Pour avoir écrit, en ce qui concerne le premier, et, pour le second, repris, dans le portail qu’il dirige, l’information, tout en la mettant au conditionnel, selon laquelle Bedr, le fils aîné du président de la République, aurait tiré sur un berger en Inchiri, deux journalistes se sont retrouvés en prison comme de vulgaires malfrats.
Convoqués très tôt, jeudi dernier, ils ont été entendus par les limiers du Commissariat spécial de la police judiciaire (CSPJ) et envoyés, derechef, devant le procureur de la République de Nouakchott-Ouest qui leur a, tout aussi illico, délivré mandats de dépôt. Une procédure expresse dont ne bénéficient pas tous les justiciables, loin s’en faut.

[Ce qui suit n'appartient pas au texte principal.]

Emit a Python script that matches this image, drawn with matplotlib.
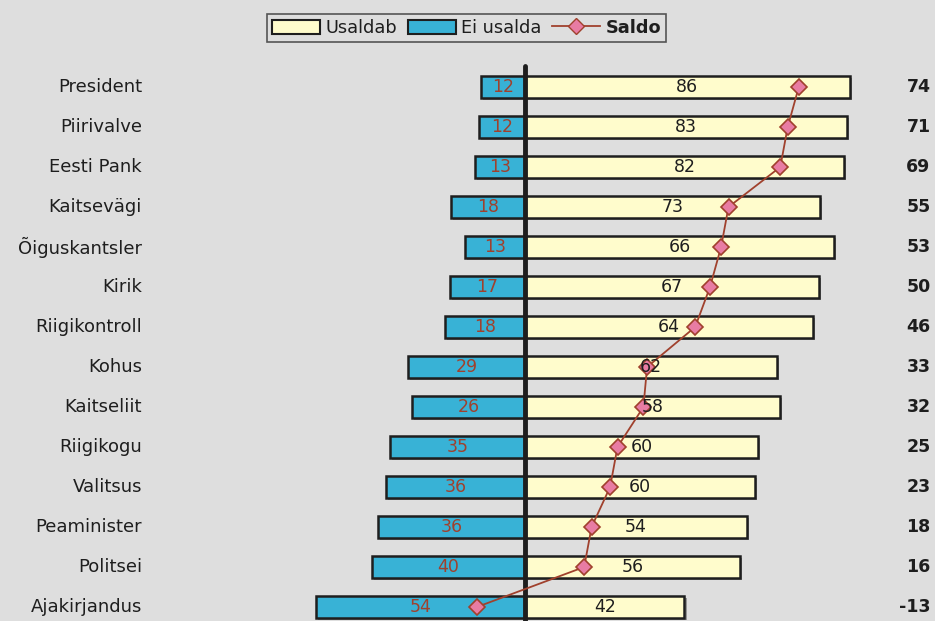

N’est pas fils de Président qui veut.
Même si les délits de presse ont été dépénalisés, le ministre de la Justice dont dépend, directement, le Parquet, ne pouvait laisser pareille occasion pour démontrer qu’on ne s’attaque pas impunément à la famille régnante.
Après sa boulette devant l’Assemblée nationale, où il a demandé, explicitement, un troisième mandat pour Ould Abdel Aziz, en violation flagrante de la Constitution, le voilà qui foule au pied les lois de la République dont il est censé veiller à l’application. Oublient-ils, ces laudateurs zélés, que l’Histoire retient tout ? Qu’arrivera bien le jour où tout un chacun devra rendre compte ? Qu’obéir aux ordres ne peut tout expliquer ? Et qu’on ne peut envoyer un citoyen en prison pour un délit, si délit il y a, dont la sanction ne prévoit pas l’emprisonnement ?
Toujours est-il que nos deux confrères se sont retrouvés, par un de ses miracles chers aux républiques bananières, dans la citadelle du silence. Déjà dans le viseur du pouvoir, la profession se mobilise. Reporters Sans Frontières et les chancelleries occidentales sont aussitôt alertés. Un sit-in est organisé, dès le lendemain, devant la prison civile, suivi d’une marche à destination du palais de Justice, du ministère éponyme et du ministère chargé des relations avec le Parlement qui assure la tutelle de la presse.
Le Parquet fait aussitôt machine arrière et ordonne la libération des deux journalistes. Mais le mal est fait. Plus personne n’est désormais à l’abri d’une détention arbitraire, pour peu qu’il écrive un filet attentant à l’honneur d’un Lucky Luke qui tire sur tout ce qui bouge. Faites gaffe, confrères ! Attention aux balles perdues et aux balles amies ! Elles font parfois plus de mal que les balles ennemies qui, elles, peuvent rater leur cible.
Non seulement, vous n’avez plus droit ni aux abonnements ni aux insertions publicitaires de toutes les structures étatiques ou semi-étatiques, en vertu d’une circulaire de la Primature elle-même, mais voilà qu’une épée de Damoclès se met à planer, de surcroît, au-dessus de vos têtes. A la moindre incartade, un juge zélé peut vous envoyer en prison. L’Azizanie à bout de souffle s’apprête-t-elle à souffler les dernières bougies de la démocratie ? Daniel Defoe disait à juste titre que "la nature a laissé cette teinture dans le sang, que tous les hommes seraient tyrans s’ils le pouvaient". A nous de les en empêcher. Sans oublier de nous en empêcher nous-mêmes... C’est un tel esprit qui constitue justement la démocratie.